Artificial Intelligence (AI) projects benefit immensely from the automation GitHub CI/CD pipelines bring to development and deployment. However, ensuring AI models are reliable and compliant requires specifically tailored governance. Without proper AI governance, teams may unknowingly introduce risks tied to data integrity, reproducibility, or even regulatory challenges. This balance—between accelerating releases and maintaining control—can be managed effectively through automation and well-defined CI/CD controls.
Why AI Governance Matters in GitHub CI/CD Pipelines
AI governance provides a structured way to manage risks and ensure models align with ethical, legal, and business standards. In CI/CD pipelines hosted on GitHub, governance can extend to several areas:
- Data Validation: Verifying datasets for accuracy, quality, and consistency before they’re used in model training.
- Model Traceability: Tracking every model iteration, including hyperparameter changes, libraries, and dependencies used.
- Compliance Checks: Auditing the pipeline for adherence to organizational or external regulatory requirements.
- Operational Reliability: Establishing safeguards to prevent unstable or harmful AI models from entering production.
While CI/CD pipelines naturally streamline development, coupling these pipelines with AI governance practices ensures they are scalable, auditable, and secure—even for increasingly complex projects.
Key CI/CD Controls to Support AI Governance
1. Dataset Provenance Tracking
Integrating dataset provenance into CI/CD workflows ensures AI models are trained only on approved, version-controlled datasets.
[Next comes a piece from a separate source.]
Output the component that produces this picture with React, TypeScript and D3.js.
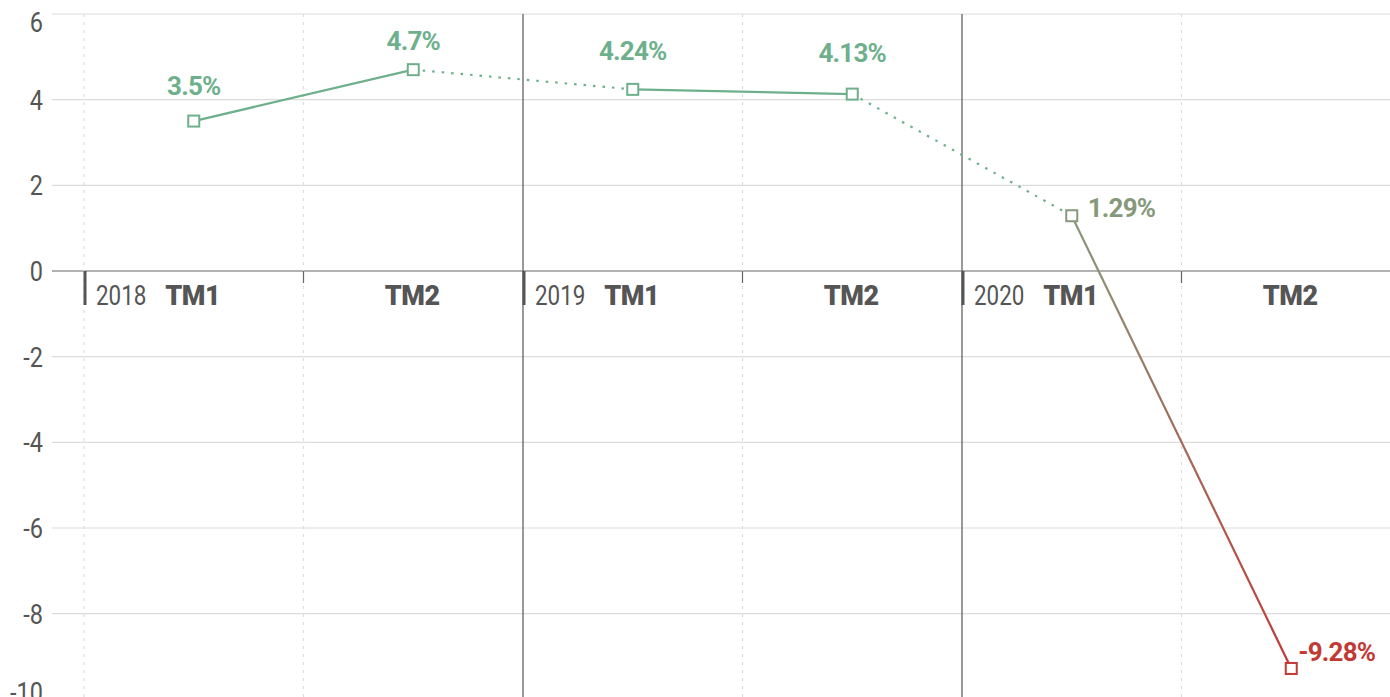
import React from "react";
import * as d3 from "d3";

const years = ["2018", "2019", "2020"];
const periods = ["TM1", "TM2"];
const values = [3.5, 4.7, 4.24, 4.13, 1.29, -9.28];
const labels = ["3.5%", "4.7%", "4.24%", "4.13%", "1.29%", "-9.28%"];
const yTicks = [6, 4, 2, 0, -2, -4, -6, -8, -10];

const W = 1390;
const H = 697;
const GREEN = "#6fb08c";
const OLIVE = "#869a7b";
const RED = "#c23a35";

export default function App() {
  const cats = years.flatMap((y) => periods.map((p) => `${y}-${p}`));
  const x = d3.scaleBand<string>().domain(cats).range([84, 1401]);
  const y = d3.scaleLinear().domain([-10, 6]).range([699.3, 14]);
  const cx = (i: number) => (x(cats[i]) as number) + x.bandwidth() / 2;
  const bw = x.bandwidth();
  const line = d3.line<[number, number]>().x((d) => d[0]).y((d) => d[1]);
  const pts: [number, number][] = values.map((v, i) => [cx(i), y(v)]);
  const segs = pts.slice(0, -1).map((p, i) => ({ a: p, b: pts[i + 1], i }));
  const font = "Roboto, 'Noto Sans', sans-serif";
  const tickShift = (t: number) => (t === 6 ? 8 : t === -10 ? -7 : 0);
  const aboveDy = [-26, -20, -29, -32];
  const labelOffset = (i: number): [number, number] =>
    i === 4 ? [16, 1] : i === 5 ? [7, -7] : [0, aboveDy[i]];

  return (
    <svg width={W} height={H} style={{ position: "absolute", left: 0, top: 0 }} fontFamily={font}>
      <defs>
        <linearGradient id="lastSeg" gradientUnits="userSpaceOnUse" x1={pts[4][0]} y1={pts[4][1]} x2={pts[5][0]} y2={pts[5][1]}>
          <stop offset="0%" stopColor={OLIVE} />
          <stop offset="100%" stopColor={RED} />
        </linearGradient>
      </defs>
      {/* horizontal gridlines */}
      {yTicks.map((t) => (
        <line key={t} x1={52} x2={W} y1={y(t)} y2={y(t)} stroke={t === 0 ? "#666" : "#dcdcdc"} strokeWidth={1.2} />
      ))}
      {yTicks.map((t) => (
        <g key={"l" + t} transform={`translate(43,${y(t) + tickShift(t)}) scale(0.84,1)`}>
          <text x={0} y={0} dy="0.36em" textAnchor="end" fontSize={28} fill="#555">
            {t}
          </text>
        </g>
      ))}
      {/* vertical lines */}
      {cats.map((c, i) => {
        const xs = x(c) as number;
        const yearStart = i % 2 === 0;
        if (yearStart && i > 0) {
          return <line key={c} x1={xs} x2={xs} y1={14} y2={H} stroke="#555" strokeWidth={1.2} />;
        }
        return <line key={c} x1={xs} x2={xs} y1={14} y2={H} stroke="#ddd" strokeWidth={1.2} strokeDasharray="3,5" />;
      })}
      {/* axis ticks */}
      {cats.map((c, i) => {
        const xs = x(c) as number;
        const yearStart = i % 2 === 0;
        return yearStart ? (
          <line key={"t" + c} x1={xs + 1} x2={xs + 1} y1={y(0)} y2={y(0) + 34} stroke="#555" strokeWidth={3} />
        ) : (
          <line key={"t" + c} x1={xs} x2={xs} y1={y(0)} y2={y(0) + 12} stroke="#666" strokeWidth={1.2} />
        );
      })}
      {/* category labels */}
      {cats.map((c, i) => {
        const xs = x(c) as number;
        const [yr, p] = c.split("-");
        return (
          <g key={"c" + c}>
            {i % 2 === 0 && (
              <g transform={`translate(${xs + 12},${y(0) + 34}) scale(0.8,1)`}>
                <text x={0} y={0} fontSize={28} fill="#555">
                  {yr}
                </text>
              </g>
            )}
            <text x={xs + bw / 2 - 1} y={y(0) + 34} fontSize={27} fontWeight={900} fill="#555" textAnchor="middle" letterSpacing={-0.5}>
              {p}
            </text>
          </g>
        );
      })}
      {/* line segments */}
      {segs.map(({ a, b, i }) => {
        const sameYear = i % 2 === 0;
        const stroke = i === 4 ? "url(#lastSeg)" : GREEN;
        return (
          <path
            key={"s" + i}
            d={line([a, b]) as string}
            fill="none"
            stroke={stroke}
            strokeWidth={2.2}
            strokeDasharray={sameYear ? undefined : "2.5,7"}
            strokeLinecap="butt"
          />
        );
      })}
      {/* markers */}
      {pts.map((p, i) => {
        const col = i === 5 ? RED : i === 4 ? OLIVE : GREEN;
        return <rect key={"m" + i} x={p[0] - 5.5} y={p[1] - 5.5} width={11} height={11} fill="#fff" stroke={col} strokeWidth={2} />;
      })}
      {/* value labels */}
      {pts.map((p, i) => {
        const col = i === 5 ? RED : i === 4 ? OLIVE : GREEN;
        const side = i >= 4;
        const [dx, dy] = labelOffset(i);
        return (
          <text
            key={"v" + i}
            x={p[0] + dx}
            y={p[1] + dy}
            textAnchor={side ? "start" : "middle"}
            fontSize={26}
            fontWeight={700}
            fill={col}
            letterSpacing={-0.8}
          >
            {labels[i]}
          </text>
        );
      })}
    </svg>
  );
}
By incorporating scripts or tools to validate dataset metadata as a step in the CI/CD process, teams prevent errors or unauthorized datasets from compromising governance.
What to implement: GitHub Actions can be configured to run scripts that check for dataset version IDs within commit histories. Add automation that halts builds if validation fails.
2. Documentation Enforcement at Each Step
Every stage in model development should include clear documentation. From data preprocessing scripts to the model architecture, these details help maintain transparency and reproducibility.
How this works: Configure CI pipelines to ensure all PRs (pull requests) include markdown files or YAML documentation covering changes made to training or hyperparameters. Integrate tools like pre-commit hooks to enforce minimum documentation standards before changes are merged.